- Born: American
- Occupation: American plasma physicist
- Known for: Fellow of the American Physical Society (APS)
- Notable work: Plasma Science And The Environment (American Institute of Physics, 1997)

= Linda Sugiyama =

American plasma physicist

Linda Ellen Sugiyama is an American plasma physicist, a research affiliate in the High Energy Plasma Physics Group of the Laboratory for Nuclear Science at the Massachusetts Institute of Technology, where she earned her PhD in 1980 under the joint supervision of Chia-Chiao Lin and Bruno Coppi.

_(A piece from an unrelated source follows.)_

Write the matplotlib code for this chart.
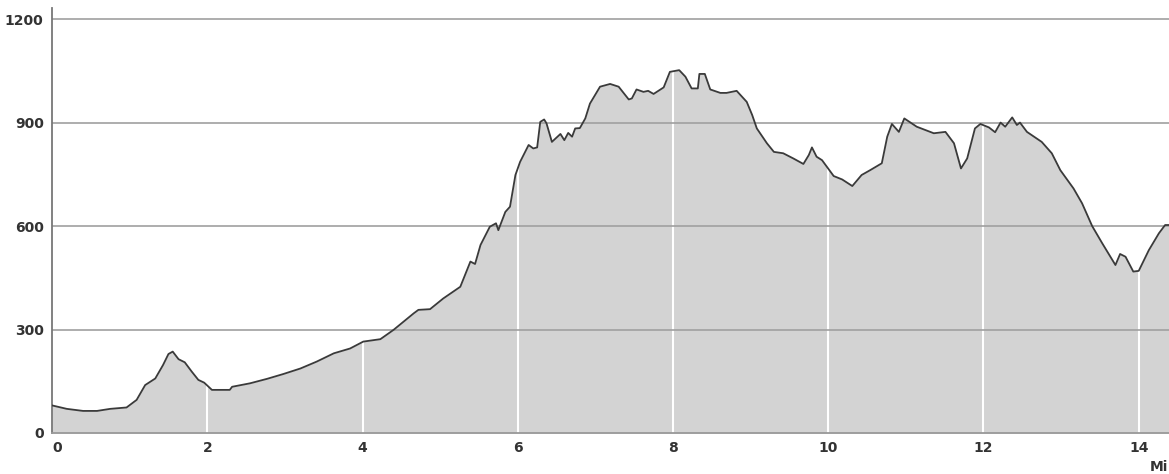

Sugiyama's research has included the development of computer simulations to model the effects of breakdowns of plasma confinement in tokamaks, and to model plasma density snakes, a common type of instability in confined plasma. With Wallace Manheimer and Thomas H. Stix, she is co-editor of the book Plasma Science And The Environment (American Institute of Physics, 1997), on the applications of plasma in environmental engineering.

Sugiyama was named a Fellow of the American Physical Society (APS) in 2004, after a nomination from the APS Division of Plasma Physics, "for contributions to the development of numerical simulation for the study of basic questions in plasma physics and the inter-relationship between the numerical and analytical approaches to plasma theory".